Mes parents m'ont éloigné de Baltimore. Mais ils ont gardé Woody près d'eux. Papa lui a appris à conduire, il l'a poussé à faire du foot, il l'a emmené voir les matchs des Redskins. Et moi, pendant ce temps, j'étais où? À une heure de route, coincé dans cette école de merde ! Il m'a pris mes parents, puis il a pris mon nom. À l'université, il a décidé de se faire appeler Goldman. Il a obtenu la bénédiction de mes parents pour faire inscrire notre nom sur son maillot. Il était désormais le Grand Goldman, le champion de football. Il nous devait tout, nous l'avions sorti de la rue. Depuis toujours, quand on lui demandait qui il était, il disait: je suis le copain d'Hillel Goldman. J'étais sa référence. Mais voilà qu'à l'université on me disait en entendant mon nom : « Goldman?

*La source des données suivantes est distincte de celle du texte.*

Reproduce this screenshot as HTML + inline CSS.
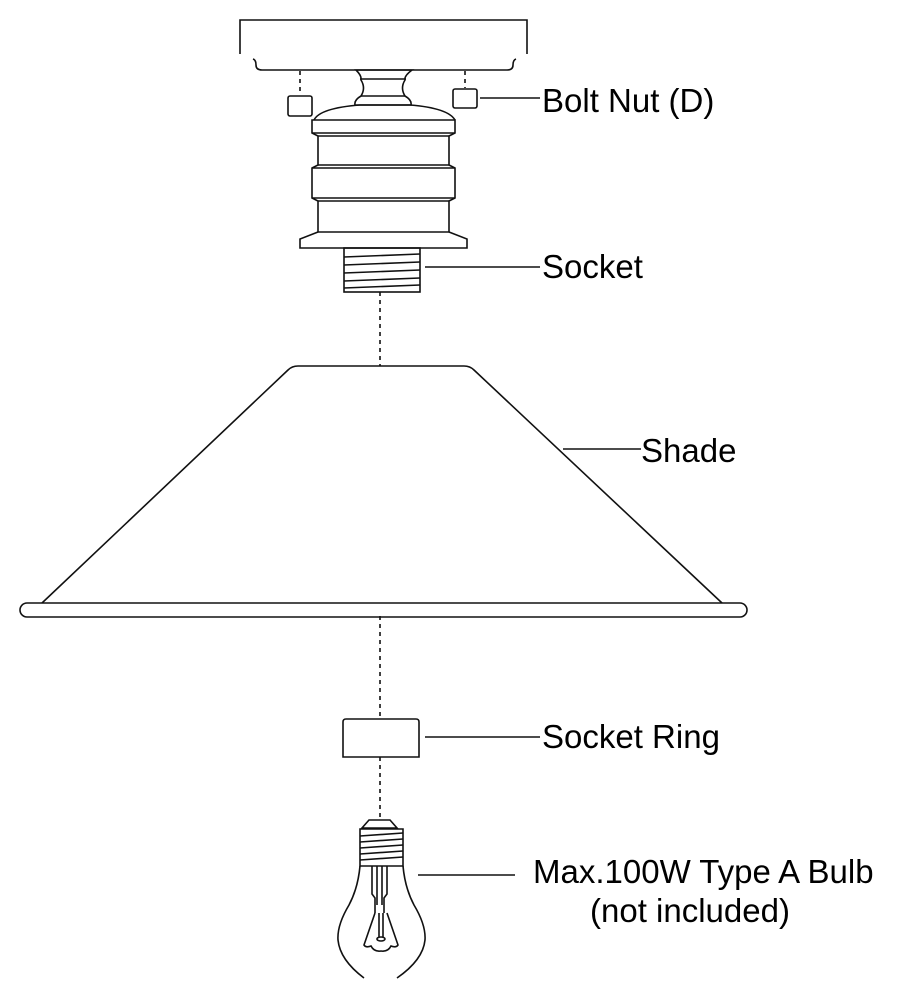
<!DOCTYPE html>
<html><head><style>
html,body{margin:0;padding:0;background:#fff;}
svg{display:block;}
text{font-family:"Liberation Sans",Arial,sans-serif;font-size:33px;fill:#000;}
</style></head><body>
<svg width="900" height="990" viewBox="0 0 900 990" xmlns="http://www.w3.org/2000/svg">
<g fill="none" stroke="#111" stroke-width="1.6">
<!-- ceiling plate -->
<path d="M240 54 V20 H527 V54"/>
<path d="M253 59 Q256 60 256 65 Q256 70 262 70 H507 Q513 70 513 65 Q513 60 516 59"/>
<!-- dashed bolt lines -->
<path d="M300 71 V95 M465 71 V88 M380 292 V366 M380 616 V719 M380 757 V820" stroke-dasharray="4 4"/>
<!-- nuts -->
<rect x="288" y="96" width="24" height="20" rx="2"/>
<rect x="453" y="89" width="24" height="19" rx="2"/>
<path d="M480 98 H540"/>
<!-- neck -->
<path d="M356 70 H412 Q404 76 405 80 Q400 88 405 96 Q412 100 411 105 H355 Q354 100 361 96 Q366 88 361 80 Q362 76 356 70 Z"/>
<path d="M360 79 H406 M361 96 H405"/>
<!-- dome -->
<path d="M314 120 Q320 108 360 105 H410 Q448 108 455 120"/>
<path d="M312 120 H455 V133 L449 136 V165 L455 168 V198 L449 201 V232 H318 V201 L312 198 V168 L318 165 V136 L312 133 Z"/>
<path d="M312 133 H455 M318 136 H449 M318 165 H449 M312 168 H455 M312 198 H455 M318 201 H449"/>
<!-- flange -->
<path d="M318 232 L300 239 V248 H467 V239 L449 232"/>
<!-- thread -->
<rect x="344" y="248" width="76" height="44"/>
<path d="M344 257 L420 254 M344 265 L420 262 M344 273 L420 270 M344 281 L420 278 M344 288 L420 285"/>
<path d="M425 267 H540"/>
<!-- shade -->
<path d="M42 603 L288 370 Q292 366 298 366 H464 Q470 366 474 370 L722 603"/>
<path d="M27 603 H740 A7 7 0 0 1 740 617 H27 A7 7 0 0 1 27 603 Z"/>
<path d="M563 449 H641"/>
<!-- socket ring -->
<path d="M346 719 H416 Q419 719 419 722 V757 H343 V722 Q343 719 346 719 Z"/>
<path d="M425 737 H540"/>
<!-- bulb -->
<path d="M369 820 H390 L397 828 H362 Z"/>
<path d="M360 829 H403 V866 H360 Z"/>
<path d="M360 836 L403 833 M360 842 L403 839 M360 848 L403 845 M360 854 L403 851 M360 860 L403 857"/>
<path d="M360 866 Q358 888 349 905 Q337 925 338 940 Q340 960 364 978"/>
<path d="M403 866 Q405 888 414 905 Q426 925 425 940 Q423 960 397 978"/>
<path d="M372 866 V894 L375 898 V913 M387 866 V894 L384 898 V913 M377 866 V905 M382 866 V905"/>
<path d="M375 913 L364 945 Q366 948 371 946 Q374 952 381 951 Q388 952 391 946 Q396 948 398 945 L387 913"/>
<path d="M379 913 V937 M383 913 V937"/>
<ellipse cx="381" cy="939" rx="4" ry="2"/>
<path d="M418 875 H515"/>
</g>
<text x="542" y="112">Bolt Nut (D)</text>
<text x="542" y="278">Socket</text>
<text x="641" y="462">Shade</text>
<text x="542" y="748">Socket Ring</text>
<text x="533" y="883">Max.100W Type A Bulb</text>
<text x="590" y="922">(not included)</text>
</svg>
</body></html>
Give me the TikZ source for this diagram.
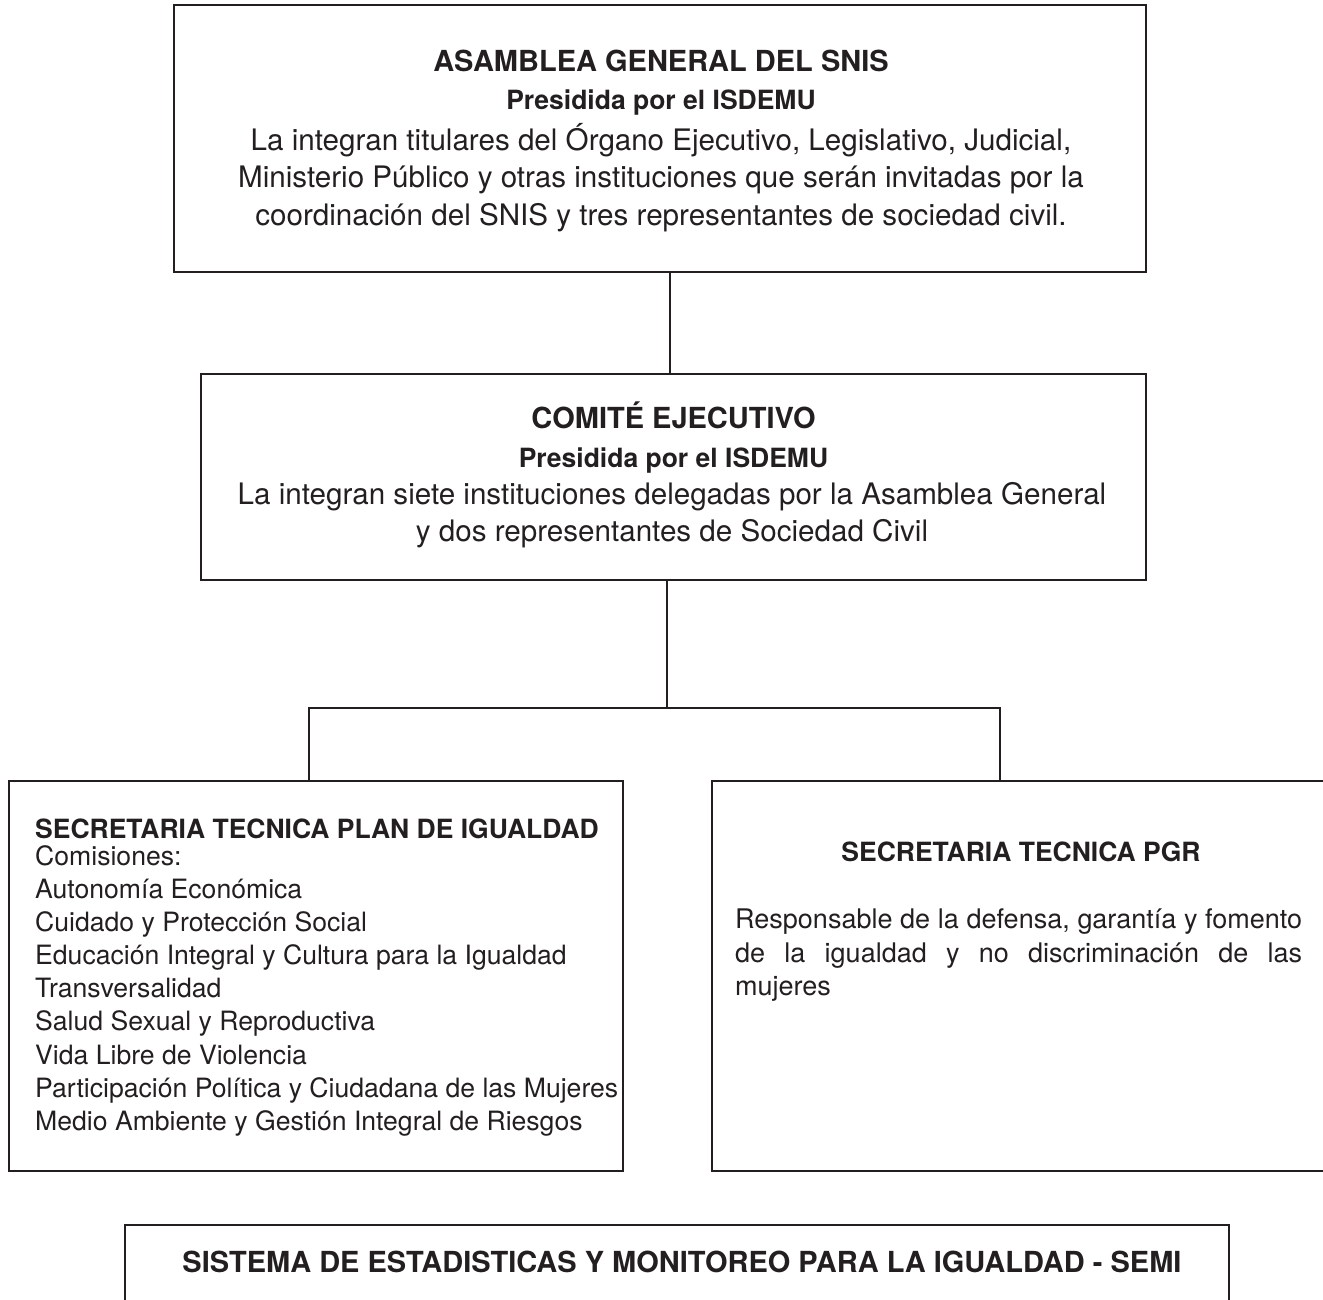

Comme Woody, le joueur de l'équipe de football? » Je ne voulais plus le voir jouer, je ne voulais plus entendre son nom de faux-Goldman. J'ai décidé d'agir à la fin de l'été qui a suivi la mort de mon grand-père. En mettant de l'ordre dans ses affaires, j'ai trouvé son testament. Mon père nous avait dit que, selon les volontés de Grand-père, Woody, Marcus et moi, nous partagerions 60 000 dollars. C'était un mensonge. Dans les volontés de mon grand-père, Woody n'apparaissait pas. Mais mon père, pour ne pas faire de peine à Woody, son chouchou, a décidé de l'inclure d'autorité. Woody prenait trop de place, je devais faire quelque chose.

 

Ce fut un choc terrible.

Hillel avait été celui qui avait détruit la carrière de Woody. C'était à cause de lui que, à la suite de leur dispute, Woody s'était rendu chez Patrick Neville le soir du 14 février, était tombé nez à nez avec Tante Anita, et qu'elle était morte.